He was born in Buenos Aires, in 1978. He studied for two years at the Prilidiano Pueyrredón School of Fine Arts, and for another two years at the School of Design and Communication. He took a Clinic on Work at the Rojas Cultural Center, in 2006. Since 2004, he is part of the Provisorio-Permanente (Preliminary-Permanent) group, with which he made several exhibitions. 2008, “Toponave”, at the Spanusg Cultural Center in Buenos Aires, together with Oligatega. 2007, “Duchamp in Buenos Aires”, National Fund of the Arts. 2006, “Someone’s calling” [Alguien llama], an installation in Ruth Benzacar’s Gallery. 2006, “Memory 1976/2000” [Memoria 1976/2000], 30 years after the coup. “One exhibition five proposals” [Una exposición cinco propuestas], at the Palais de Glace.
2005, “Curriculum 0”, Second place in the annual contest of Ruth Benzacar’s Gallery. 2004, “When he isn’t watching us”[Cuando el no nos mira], theatrical experiment with objects, conceived, directed and staged by Provisorio-Permanente. 2004, “Fresh-faced Winter” [Invierno Imberbe], at Espacio Callejón (Alley Space).
Individual exhibitions: 2007, “Sepia”, at the contemporary space of the Borges Cultural Center. 2007, “To nestle” [Nidificar], installation in display cases at the Spanish Cultural Center in Buenos Aires. 2008, “five figures” [cinco figuras], installation at the General San Martín Cultural Center.
Vision of art
1. Choose a work that represents you, describe it in relation to its format and materiality, its relation with time and space, its style and theme; detail its production process.
I choose the last individual installation I made in the General San Martín Cultural Center, which comprised the five Platonic solids, which are figures with unique geometrical features, as their sides and internal angles are congruent.

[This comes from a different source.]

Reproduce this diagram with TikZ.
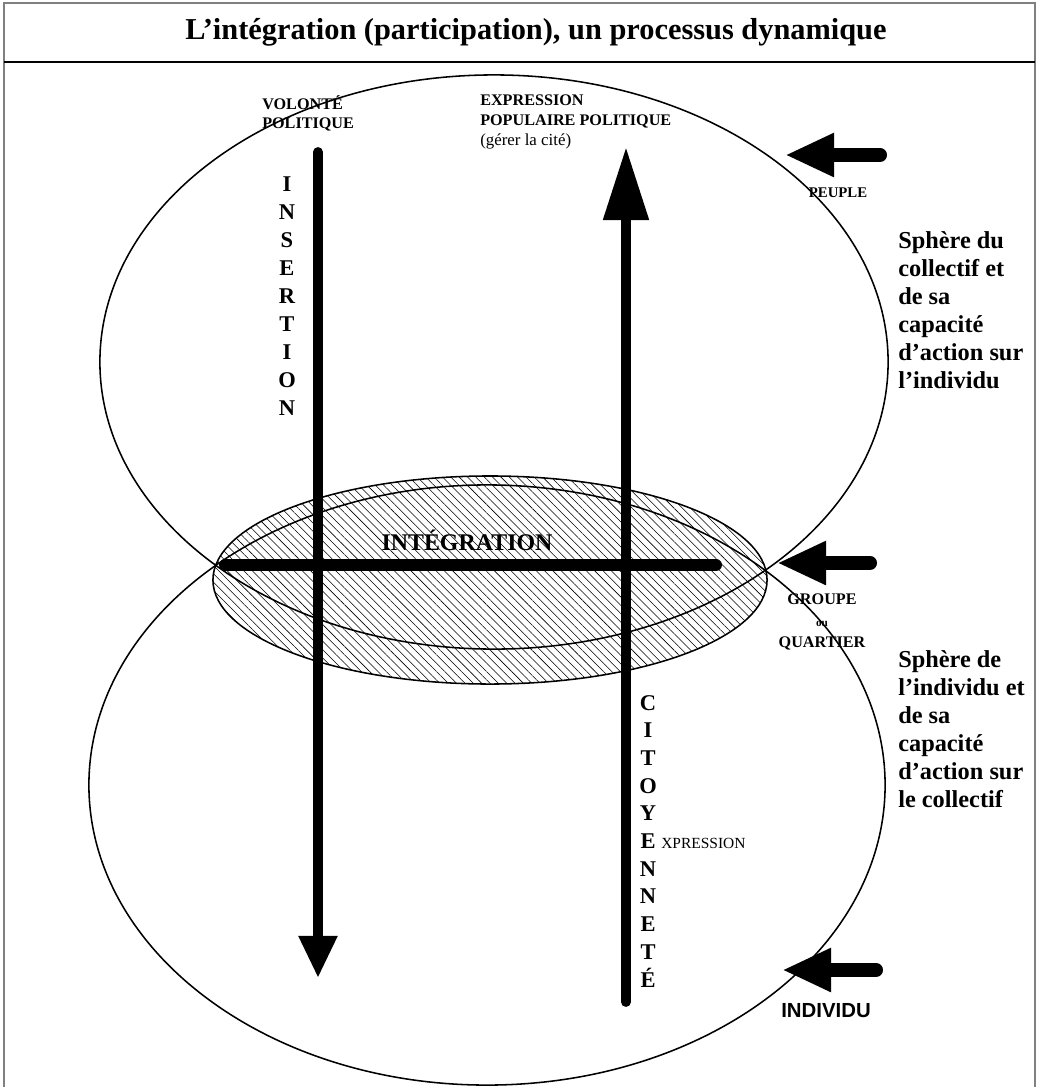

They are the cube, the tetrahedron, the octahedron, the dodecahedron and the icosahedron. They are built from a plane. I drew the figures with pencil, ruler and compass on a 3 mm. MDF, and then, after cutting, tracing and folding, I assembled them. The installation shows the 3-D figure and also the plane from which it was cut, displaying the relation between figure and plane (for instance, the cube is assembled from a cross formed by six squares). Laid out around the room space, totally white, the figures appear as emerging from the architecture of space itself. The choice of white allows us to see their pure form, without chromatic distortions.
2. In general terms, how would you suggest to approach your work?
I don’t have a precise, well-defined way. I put everything on the work’s materialness. The object has to “speak” for itself. Obviously, I put an interpretation of my own, but the spectator has to create one as well. Thus, the work benefits from several perspectives which enhance its meaning. If I had to suggest a way of reading, it would have to be that constrained by the object’s limits.
3. In reference to your work and your position in the national and international art fields, what tradition do you recognize yourself in? Who are your contemporary referents? What artists of previous generations are of interest to you?
Starting from Dada, as a milestone in the history of art, at different moments my work went through Expressionism, Informalism, Arte Povera, etc. All were moments I considered part of a process of learning, with concrete results in the work, like footprints, tracks left in a road. I am currently part of a collective of artists, with whom I develop a kind of work and a personal production that approaches Conceptual Art, Geometric Abstraction, Optical Art and Spatialism.
I find Victor Grippo’s work deeply moving, and I consider him a role model. I’m also interested in Roberto Elía, Juan Andrés Videla, Rodrigo Vázquez, Max Gómez Canle, Joseph Beuys, Jan Svankmajer, Herzog, Christo, Tadeusz kantor, David Lynch.
4. Choose works or exhibitions from the last ten or fifteen years which in your opinion were very significant and explain why
Víctor Grippo’s and Roberto Elía’s retrospectives at the Recolecta Cultural Center had a profound effect on me. I’m interested in the road towards simplification and integration, a holistic consciousness of sorts I find in these two artists’ work. Series as a way to express an develop a concept and the integration of art with other disciplines, like science, religion and philosophy, trying to bring together what was separated by history’s specialization and division of knowledge: a return to the old alchemy, in which there was a constant feedback between materiality and spirituality. This is the guiding principle in my artistic search, and is, to a great degree, what I see in Elía’s and Grippo’s work.
5. What tendencies or groupings from common elements do you see in argentine art of the last ten or fifteen years?
The only trend I’d like to highlight is the fad for “trash”, for installations with everyday objects, garbage, products or packaging. I consider this is simply a naturalist representation in the tradition of Coubert or Corot, almost Costumbrismo. We just have to take a walk out in any city to see millions of instant installations, with staggering levels of depth. Putting them in an exhibition is just taking them out of their original context.
Outside fads, I think all trends, classical and experimental, coexist freely nowadays.
From an institutional perspective, I think that, due to market-related reasons, there is a promotion of investigation towards technology, leaving aside the rest of the aspects comprised by art.